Last night, City Council worked overtime to pass legislation placing a proposed income tax increase on the ballot in the May 6th primary. Nevertheless, all of City Council was not convinced it was a good, or even feasible, measure.
Yesterday’s special meeting was called specifically to pass this legislation (Ordinance 2014-01 and Ordinance 2014-02) so that it could be submitted to the Board of Elections on time. It was necessary for Council to suspend the rules (requiring a piece of legislation be read publicly three time) so that they could vote on it immediately. However, the legislation almost did not make it to a vote when Councilmen Cefaratti and and Brownlee voted “no” on suspending the rules.

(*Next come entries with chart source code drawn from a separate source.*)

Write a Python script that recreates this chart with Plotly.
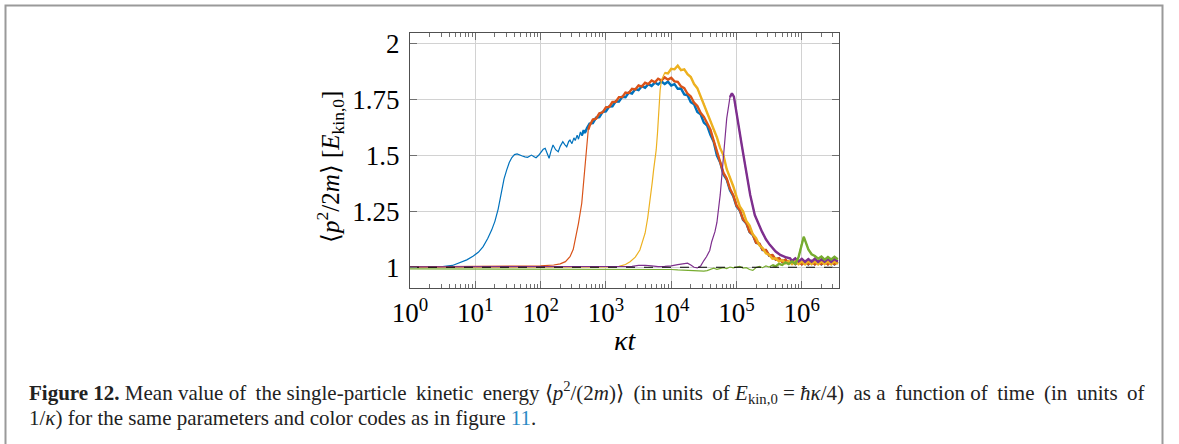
import numpy as np
import plotly.graph_objects as go

W, H = 1179, 444

# ---- data: log10(kappa t) and <p^2/2m> in units of E_kin,0 ----
blue_log_t = [0.00, 0.30, 0.50, 0.65, 0.77, 0.87, 0.97, 1.05, 1.12, 1.19, 1.25, 1.30, 1.35, 1.40,
              1.44, 1.48, 1.52, 1.56, 1.60, 1.64, 1.68, 1.72, 1.76, 1.80, 1.83, 1.86, 1.90, 1.93,
              1.97, 2.00, 2.04, 2.07, 2.10, 2.13, 2.16, 2.19, 2.23, 2.27, 2.30, 2.34, 2.37, 2.40,
              2.43, 2.45, 2.48, 2.51, 2.53, 2.56, 2.58, 2.61, 2.63, 2.66, 2.68, 2.71,
              2.75, 2.80, 2.85, 2.90, 2.95, 3.00, 3.05, 3.10, 3.15, 3.20, 3.25, 3.30, 3.35, 3.40,
              3.45, 3.50, 3.55, 3.60, 3.65, 3.70, 3.75, 3.80, 3.85, 3.90, 3.95, 4.00, 4.05, 4.10,
              4.15, 4.20, 4.25, 4.30, 4.35, 4.40, 4.45, 4.50, 4.55, 4.60, 4.65, 4.70, 4.75, 4.80,
              4.85, 4.90, 4.95, 5.00, 5.05, 5.10, 5.15, 5.20, 5.25, 5.30, 5.35, 5.40, 5.45, 5.50,
              5.55, 5.60, 5.65, 5.70, 5.75, 5.80, 5.85, 5.90, 5.95, 6.00, 6.05, 6.10, 6.15, 6.20,
              6.25, 6.30, 6.35, 6.40, 6.45, 6.50, 6.55]
blue_vals = [1.000, 1.000, 1.003, 1.008, 1.020, 1.033, 1.050, 1.068, 1.092, 1.128, 1.166, 1.205, 1.260, 1.335,
             1.395, 1.434, 1.468, 1.490, 1.503, 1.506, 1.503, 1.497, 1.493, 1.491, 1.496, 1.501, 1.494, 1.489,
             1.500, 1.512, 1.527, 1.531, 1.508, 1.487, 1.520, 1.546, 1.525, 1.516, 1.540, 1.561, 1.548, 1.538,
             1.562, 1.568, 1.552, 1.578, 1.566, 1.590, 1.572, 1.604, 1.588, 1.612, 1.600, 1.622,
             1.642, 1.644, 1.668, 1.670, 1.694, 1.696, 1.718, 1.719, 1.741, 1.740, 1.761, 1.759, 1.780, 1.776,
             1.796, 1.791, 1.809, 1.802, 1.818, 1.810, 1.825, 1.816, 1.830, 1.819, 1.829, 1.812, 1.818, 1.797,
             1.798, 1.772, 1.768, 1.737, 1.728, 1.694, 1.683, 1.646, 1.633, 1.592, 1.561, 1.499, 1.468, 1.414,
             1.391, 1.344, 1.318, 1.272, 1.253, 1.212, 1.196, 1.157, 1.144, 1.109, 1.104, 1.077, 1.076, 1.052,
             1.054, 1.034, 1.040, 1.024, 1.033, 1.019, 1.028, 1.015, 1.026, 1.014, 1.026, 1.013, 1.027, 1.014,
             1.026, 1.013, 1.027, 1.014, 1.026, 1.013, 1.026]

red_log_t = [0.00, 1.50, 2.00, 2.20, 2.30, 2.38, 2.45, 2.50, 2.53, 2.58, 2.63, 2.66, 2.69, 2.71, 2.73,
             2.75, 2.80, 2.85, 2.90, 2.95, 3.00, 3.05, 3.10, 3.15, 3.20, 3.25, 3.30, 3.35, 3.40,
             3.45, 3.50, 3.55, 3.60, 3.65, 3.70, 3.75, 3.80, 3.85, 3.90, 3.95, 4.00, 4.05, 4.10,
             4.15, 4.20, 4.25, 4.30, 4.35, 4.40, 4.45, 4.50, 4.55, 4.60, 4.65, 4.70, 4.75, 4.80,
             4.85, 4.90, 4.95, 5.00, 5.05, 5.10, 5.15, 5.20, 5.25, 5.30, 5.35, 5.40, 5.45, 5.50,
             5.55, 5.60, 5.65, 5.70, 5.75, 5.80, 5.85, 5.90, 5.95, 6.00, 6.05, 6.10, 6.15, 6.20,
             6.25, 6.30, 6.35, 6.40, 6.45, 6.50, 6.55]
red_vals = [1.002, 1.003, 1.006, 1.010, 1.015, 1.025, 1.047, 1.080, 1.122, 1.196, 1.286, 1.390, 1.479, 1.568, 1.615,
            1.632, 1.660, 1.664, 1.688, 1.692, 1.714, 1.716, 1.738, 1.739, 1.760, 1.760, 1.780, 1.778, 1.797,
            1.794, 1.812, 1.807, 1.824, 1.818, 1.834, 1.826, 1.842, 1.834, 1.848, 1.838, 1.846, 1.830, 1.828,
            1.808, 1.800, 1.775, 1.763, 1.735, 1.720, 1.690, 1.672, 1.640, 1.615, 1.566, 1.515, 1.474, 1.422,
            1.396, 1.350, 1.322, 1.276, 1.256, 1.214, 1.198, 1.158, 1.146, 1.110, 1.106, 1.078, 1.077, 1.053,
            1.055, 1.035, 1.041, 1.024, 1.034, 1.018, 1.029, 1.014, 1.027, 1.013, 1.026, 1.014, 1.027, 1.013,
            1.026, 1.014, 1.026, 1.013, 1.027, 1.014, 1.026]

yellow_log_t = [0.00, 1.00, 2.00, 3.00, 3.20, 3.30, 3.37, 3.45, 3.52, 3.56, 3.60, 3.64, 3.68, 3.71, 3.73,
                3.77, 3.79, 3.81, 3.83, 3.85,
                3.90, 3.95, 4.00, 4.05, 4.10, 4.15, 4.20, 4.25, 4.30, 4.35, 4.40, 4.45, 4.50, 4.55,
                4.60, 4.65, 4.70, 4.75, 4.80, 4.85, 4.90, 4.95, 5.00, 5.05, 5.10, 5.15, 5.20, 5.25,
                5.30, 5.35, 5.40, 5.45, 5.50, 5.55, 5.60, 5.65, 5.70, 5.75, 5.80, 5.85, 5.90, 5.95,
                6.00, 6.05, 6.10, 6.15, 6.20, 6.25, 6.30, 6.35, 6.40, 6.45, 6.50, 6.55]
yellow_vals = [1.000, 1.000, 1.001, 1.002, 1.004, 1.012, 1.025, 1.045, 1.077, 1.110, 1.152, 1.220, 1.300, 1.380, 1.434,
               1.524, 1.600, 1.700, 1.790, 1.835,
               1.868, 1.866, 1.886, 1.884, 1.900, 1.880, 1.884, 1.862, 1.850, 1.818, 1.800, 1.762, 1.730, 1.688,
               1.655, 1.612, 1.580, 1.532, 1.500, 1.438, 1.402, 1.362, 1.315, 1.272, 1.250, 1.207, 1.186, 1.147,
               1.130, 1.098, 1.086, 1.062, 1.056, 1.038, 1.040, 1.026, 1.032, 1.018, 1.028, 1.014, 1.027, 1.014,
               1.026, 1.013, 1.027, 1.014, 1.026, 1.013, 1.027, 1.014, 1.026, 1.013, 1.027, 1.014]

purple_log_t = [0.00, 1.00, 2.00, 3.00, 3.40, 3.50, 3.60, 3.70, 3.80, 3.90, 4.00, 4.10, 4.20, 4.25, 4.30,
                4.35, 4.40, 4.45, 4.50, 4.54, 4.59, 4.62, 4.67, 4.70, 4.75, 4.80, 4.85, 4.90, 4.93,
                4.96, 4.98, 5.03, 5.08, 5.14, 5.21, 5.28, 5.35, 5.39, 5.45, 5.51, 5.60, 5.67, 5.75, 5.82,
                5.85, 5.90, 5.95, 6.00, 6.05, 6.10, 6.15, 6.20, 6.25, 6.30, 6.35, 6.40, 6.45, 6.50, 6.55]
purple_vals = [1.002, 1.002, 1.002, 1.003, 1.004, 1.008, 1.009, 1.006, 1.003, 1.004, 1.006, 1.012, 1.016, 1.018, 1.010,
               1.000, 0.997, 1.005, 1.030, 1.047, 1.075, 1.114, 1.159, 1.200, 1.323, 1.487, 1.665, 1.760, 1.777,
               1.762, 1.725, 1.620, 1.546, 1.442, 1.323, 1.233, 1.180, 1.159, 1.125, 1.100, 1.070, 1.055, 1.045, 1.040,
               1.028, 1.040, 1.026, 1.038, 1.024, 1.037, 1.025, 1.038, 1.024, 1.036, 1.025, 1.038, 1.024, 1.037, 1.026]

green_log_t = [0.00, 1.00, 2.00, 3.00, 3.90, 4.00, 4.10, 4.20, 4.30, 4.40, 4.50, 4.55, 4.60, 4.65, 4.70,
               4.75, 4.80, 4.85, 4.90, 4.95, 5.00, 5.05, 5.10, 5.15, 5.20, 5.25, 5.30, 5.35, 5.40,
               5.45, 5.50, 5.55, 5.60, 5.65, 5.70, 5.75, 5.80, 5.85, 5.90, 5.95, 6.00, 6.03, 6.06,
               6.10, 6.15, 6.20, 6.25, 6.30, 6.35, 6.40, 6.45, 6.50, 6.55]
green_vals = [0.993, 0.993, 0.993, 0.993, 0.993, 0.990, 0.988, 0.986, 0.984, 0.983, 0.983, 0.985, 0.990, 0.996, 0.991,
              0.995, 0.998, 0.994, 1.001, 0.997, 0.999, 1.004, 0.996, 0.998, 0.990, 0.986, 0.999, 1.004, 0.998,
              1.006, 1.001, 1.010, 1.004, 1.015, 1.010, 1.022, 1.014, 1.026, 1.016, 1.045, 1.110, 1.136, 1.112,
              1.080, 1.058, 1.050, 1.038, 1.048, 1.034, 1.046, 1.035, 1.047, 1.036]

reference_level = 1.0

x_tick_exponents = [0, 1, 2, 3, 4, 5, 6]
y_tick_values = [1, 1.25, 1.5, 1.75, 2]
y_tick_labels = ["1", "1.25", "1.5", "1.75", "2"]

# ---- styling ----
SERIF = "Liberation Serif"
X_LOG_RANGE = [0, 6.574]
Y_RANGE = [0.906, 2.045]
PLOT_L, PLOT_R, PLOT_T, PLOT_B = 410, 839.3, 33.3, 288.3

series = [
    ("#0072BD", blue_log_t, blue_vals, 2.62),
    ("#D95319", red_log_t, red_vals, 2.72),
    ("#EDB120", yellow_log_t, yellow_vals, 3.86),
    ("#7E2F8E", purple_log_t, purple_vals, 4.90),
    ("#77AC30", green_log_t, green_vals, 5.55),
]

fig = go.Figure()
for color, lt, vals, noisy_from in series:
    t = 10 ** np.array(lt)
    v = np.array(vals)
    fig.add_trace(go.Scatter(x=t, y=v, mode="lines",
                             line=dict(color=color, width=1.2), hoverinfo="skip", showlegend=False))
    m = np.array(lt) >= noisy_from
    fig.add_trace(go.Scatter(x=t[m], y=v[m], mode="lines",
                             line=dict(color=color, width=2.4), hoverinfo="skip", showlegend=False))

fig.add_trace(go.Scatter(x=[10 ** X_LOG_RANGE[0], 10 ** X_LOG_RANGE[1]],
                         y=[reference_level, reference_level], mode="lines",
                         line=dict(color="black", width=1, dash="dash"),
                         hoverinfo="skip", showlegend=False))

minor_vals = [m * 10 ** e for e in range(0, 7) for m in range(2, 10) if m * 10 ** e < 10 ** X_LOG_RANGE[1]]

axis_common = dict(
    automargin=False,
    showline=True, linecolor="#505050", linewidth=1.3, mirror="ticks",
    ticks="inside", ticklen=7, tickwidth=1, tickcolor="#707070",
    showgrid=True, gridcolor="#d2d2d2", gridwidth=1, zeroline=False,
    tickfont=dict(family=SERIF, size=27, color="black"),
)

fig.update_layout(
    width=W, height=H,
    margin=dict(l=0, r=0, t=0, b=0, autoexpand=False),
    paper_bgcolor="white", plot_bgcolor="white",
    xaxis=dict(
        type="log", range=X_LOG_RANGE,
        domain=[PLOT_L / W, PLOT_R / W],
        tickmode="array",
        tickvals=[10 ** e for e in x_tick_exponents],
        ticktext=[f"10<sup>{e}</sup>" for e in x_tick_exponents],
        minor=dict(ticks="inside", ticklen=4, tickcolor="#707070", tickmode="array",
                   tickvals=minor_vals, showgrid=False),
        **axis_common,
    ),
    yaxis=dict(
        range=Y_RANGE,
        domain=[1 - PLOT_B / H, 1 - PLOT_T / H],
        tickmode="array", tickvals=y_tick_values, ticktext=y_tick_labels,
        ticklabelstandoff=4,
        **axis_common,
    ),
)

def px(x, y):
    return x / W, 1 - y / H

ann = []
# axis titles
x, y = px((PLOT_L + PLOT_R) / 2, 340)
ann.append(dict(x=x, y=y, text="<i>κt</i>", font=dict(family=SERIF, size=28, color="black")))
x, y = px(330, 167)
ann.append(dict(x=x, y=y, textangle=-90,
                text="⟨<i>p</i><sup>2</sup>/2<i>m</i>⟩ [<i>E</i><sub>kin,0</sub>]",
                font=dict(family=SERIF, size=25, color="black")))

# caption (first line is justified to the full text width with thin spaces)
TS = "\u2009"
cap1 = ("<b>Figure 12.</b> Mean value of " + TS + "the single-particle " + TS + "kinetic " + TS + "energy "
        "⟨<i>p</i><sup>2</sup>/(2<i>m</i>)⟩ " + TS + "(in units " + TS + "of <i>E</i><sub>kin,0</sub> = <i>ħκ</i>/4) "
        + TS + "as a " + TS + "function of " + TS + "time " + TS + "(in " + TS + "units " + TS + "of")
cap2 = ("1/<i>κ</i>) for the same parameters and color codes as in figure "
        "<span style='color:#2a8ac4'>11</span>.")
for txt, yy in [(cap1, 392), (cap2, 418)]:
    x, y = px(27, yy)
    ann.append(dict(x=x, y=y, text=txt, xanchor="left",
                    font=dict(family=SERIF, size=21, color="#222")))
for a in ann:
    a.setdefault("xanchor", "center")
    a.update(xref="paper", yref="paper", yanchor="middle", showarrow=False)
fig.update_layout(annotations=ann)

# page frame
fig.add_shape(type="rect", xref="paper", yref="paper",
              x0=5.5 / W, x1=1162.5 / W, y0=1 - 5.5 / H, y1=-0.2,
              line=dict(color="#9a9a9a", width=2), fillcolor="rgba(0,0,0,0)", layer="above")

fig.write_html("out.html")
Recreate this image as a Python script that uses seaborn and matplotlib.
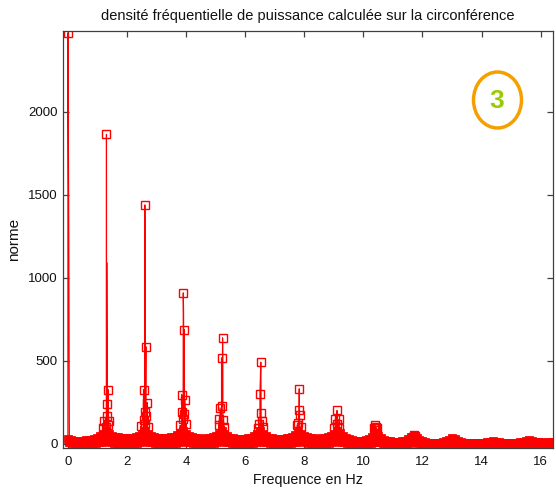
import numpy as np
import pandas as pd
import matplotlib
matplotlib.use("Agg")
import matplotlib.pyplot as plt
import seaborn as sns
from matplotlib.patches import Ellipse

# ---------------- data ----------------
title = "densité fréquentielle de puissance calculée sur la circonférence"
x_label = "Frequence en Hz"
y_label = "norme"
x_ticks = [0, 2, 4, 6, 8, 10, 12, 14, 16]
y_ticks = [0, 500, 1000, 1500, 2000]
badge_text = "3"

# upper band values on the 0.1 Hz grid (0.0 .. 16.4 Hz)
env_start, env_step = 0.0, 0.1
env_norm = [
    25, 20, 18, 18, 18, 18, 19, 20, 22, 27,
    34, 44, 60, 76, 60, 46, 40, 37, 35, 35,
    35, 35, 36, 40, 46, 60, 76, 60, 44, 38,
    36, 35, 35, 35, 36, 38, 42, 49, 62, 76,
    60, 46, 38, 34, 31, 30, 30, 31, 33, 37,
    44, 60, 76, 60, 44, 36, 32, 30, 29, 29,
    30, 32, 36, 44, 60, 76, 60, 44, 36, 32,
    30, 29, 29, 30, 32, 36, 42, 52, 70, 60,
    44, 37, 33, 31, 30, 30, 31, 33, 38, 48,
    60, 76, 64, 46, 33, 25, 20, 17, 16, 16,
    17, 20, 28, 40, 58, 48, 32, 22, 16, 13,
    11, 11, 12, 14, 18, 26, 40, 52, 34, 22,
    13, 8, 6, 5, 5, 5, 6, 9, 15, 24,
    32, 26, 15, 9, 6, 5, 5, 5, 5, 5,
    5, 6, 8, 12, 15, 11, 7, 5, 5, 5,
    5, 5, 6, 8, 11, 15, 21, 17, 11, 8,
    7, 6, 6, 7, 7,
]
# lower band values on the shifted grid (0.05 .. 16.45 Hz)
low_start, low_step = 0.05, 0.1
low_norm = [
    8, 3, 2, 2, 2, 2, 2, 3, 4, 5,
    8, 12, 18, 16, 10, 6, 4, 3, 3, 3,
    3, 3, 4, 5, 8, 14, 18, 12, 7, 4,
    3, 3, 3, 3, 3, 4, 5, 8, 14, 18,
    12, 7, 4, 3, 3, 3, 3, 3, 4, 5,
    9, 15, 18, 12, 7, 4, 3, 3, 3, 3,
    3, 4, 5, 8, 14, 18, 12, 7, 4, 3,
    3, 3, 3, 3, 4, 5, 7, 10, 16, 14,
    8, 5, 4, 3, 3, 3, 3, 4, 5, 8,
    14, 18, 12, 7, 4, 3, 2, 2, 2, 2,
    2, 3, 4, 7, 12, 10, 5, 3, 2, 2,
    1, 1, 1, 2, 3, 4, 7, 9, 5, 3,
    2, 1, 0, 0, 0, 0, 0, 1, 2, 4,
    5, 3, 1, 0, 0, 0, 0, 0, 0, 0,
    0, 1, 1, 2, 2, 1, 1, 0, 0, 0,
    0, 0, 1, 1, 2, 3, 3, 2, 1, 1,
    1, 0, 0, 1, 1,
]

# harmonic peak clusters (drawn with square markers)
peak_freq = [
    0.0,
    1.305, 1.36, 1.31, 1.33, 1.22, 1.38, 1.35, 1.20, 1.28,
    2.605, 2.64, 2.56, 2.68, 2.62, 2.66, 2.58, 2.60, 2.46, 2.70,
    3.905, 3.94, 3.85, 3.96, 3.86, 3.93, 3.90, 3.80, 4.00,
    5.235, 5.20, 5.23, 5.15, 5.13, 5.26, 5.10, 5.30,
    6.53, 6.50, 6.54, 6.57, 6.46, 6.60, 6.43,
    7.83, 7.82, 7.84, 7.80, 7.76, 7.88,
    9.11, 9.05, 9.17, 9.02, 9.19, 9.12,
    10.39, 10.42, 10.36, 10.45, 10.40,
    11.71, 11.74, 11.68,
]
peak_norm = [
    2475,
    1863, 325, 240, 165, 134, 134, 114, 96, 100,
    1438, 584, 325, 247, 187, 165, 140, 120, 104, 100,
    908, 687, 295, 265, 187, 175, 145, 110, 120,
    637, 516, 225, 215, 145, 140, 110, 100,
    490, 299, 185, 134, 120, 100, 95,
    330, 205, 169, 126, 110, 100,
    199, 145, 145, 96, 96, 120,
    111, 100, 92, 92, 82,
    53, 46, 40,
]
# spectral line points without marker
spike_freq = [0.03, 1.315, 2.615, 3.915, 5.24, 6.535, 7.835]
spike_norm = [1250, 1090, 1008, 789, 578, 380, 250]

# ---------------- assemble ----------------
env_freq = np.round(env_start + env_step * np.arange(len(env_norm)), 3)
low_freq = np.round(low_start + low_step * np.arange(len(low_norm)), 3)

band = pd.DataFrame({
    "freq": np.concatenate([env_freq, low_freq]),
    "norm": np.concatenate([env_norm, low_norm]).astype(float),
}).sort_values("freq", kind="stable")
peaks = pd.DataFrame({"freq": peak_freq, "norm": np.asarray(peak_norm, float)})
spikes = pd.DataFrame({"freq": spike_freq, "norm": np.asarray(spike_norm, float)})
line = pd.concat([band, peaks, spikes], ignore_index=True).sort_values("freq", kind="stable")

# ---------------- style ----------------
sns.set_style("white")
plt.rcParams["font.family"] = ["Liberation Sans", "DejaVu Sans"]

fig = plt.figure(figsize=(5.56, 4.94), dpi=100)
W, H = 556, 494
left, right, top, bottom = 63, 553, 31.5, 448
ax = fig.add_axes([left / W, 1 - bottom / H, (right - left) / W, (bottom - top) / H])

# dense low-level spectrum: zig-zag line + overlapping square markers
sns.lineplot(data=band, x="freq", y="norm", estimator=None, sort=False,
             color="red", linewidth=2.2, antialiased=False, ax=ax)
sns.lineplot(data=band, x="freq", y="norm", estimator=None, sort=False,
             color="red", linestyle="none", marker="s", markersize=4.3,
             markerfacecolor="none", markeredgecolor="red", markeredgewidth=2.0,
             antialiased=False, ax=ax)
# full spectrum line through the harmonic peaks
sns.lineplot(data=line, x="freq", y="norm", estimator=None, sort=False,
             color="red", linewidth=0.85, ax=ax)
sns.lineplot(data=peaks, x="freq", y="norm", estimator=None, sort=False,
             color="red", linestyle="none", marker="s", markersize=5.3,
             markerfacecolor="none", markeredgecolor="red", markeredgewidth=1.0,
             ax=ax)

ax.set_xlim(-0.166, 16.42)
ax.set_ylim(-27, 2483)
ax.set_xticks(x_ticks)
ax.set_yticks(y_ticks)
ax.set_xticklabels([str(t) for t in x_ticks])
ax.set_yticklabels([str(t) for t in y_ticks])

for s in ax.spines.values():
    s.set_visible(True)
    s.set_color("#404040")
    s.set_linewidth(0.9)
ax.tick_params(direction="in", length=4, width=0.9, top=True, right=True,
               bottom=True, left=True, color="#404040", labelsize=9.5,
               labelcolor="#111111")
ax.tick_params(axis="x", pad=6)
ax.tick_params(axis="y", pad=4)

ax.set_xlabel(x_label, fontsize=10.3, color="#111111", labelpad=3)
ax.set_ylabel(y_label, fontsize=11, color="#111111", labelpad=5)
ax.set_title(title, fontsize=10.5, color="#111111", pad=8)

# badge
ell = Ellipse((497.5 / W, 1 - 100 / H), 48 / W, 56 / H, transform=fig.transFigure,
              fill=False, edgecolor="#F5A000", linewidth=2.5)
fig.patches.append(ell)
fig.text(497 / W, 1 - 101 / H, badge_text, color="#99CC00", fontsize=19,
         fontweight="bold", ha="center", va="center")

fig.savefig("out.png", dpi=100)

Discussion was then brought forward on the motion. “I have not found anywhere near enough support behind [this levy],” stated Councilman Brownlee of District 5. “And judging by how the previous levy in November was voted down 3 to 1…I would have to say that I see no reason to move it farther than this.”
In response, Councilman Adams stated that his residents do not forsee this levy passing, but, “If they are against it, vote accordingly. If they are for it, vote accordingly. We should not make that decision for them.”
Mayor Lansky eventually weighed in saying, “That is not even a good argument to say people voted down the other levy and they spoke…How do you know they are not going to vote for this levy?” He also said that this is only the beginning of requests for new taxes, stating, “In the fall, we are going to come right back with a street lighting levy.”
Eventually, Councilwoman Jones suggested a motion to reconsider the vote to suspend the rules. Adams then made the motion with a second from Jones, and the vote was retaken. This time only Councilman Brownlee voted no, bringing the tax levy to a vote. It was then approved 5-2, with Councilmen Cefaratti and Brownlee voting no. Councilmembers Adams, Jones, Jackson, Trojanski and Agee decided, at the Mayor’s request, to be co-sponsors of this legislation.
Now the issue will be sent to the Board of Elections to be on the May 6th ballot. Residents will then have the chance to vote for or against the income tax.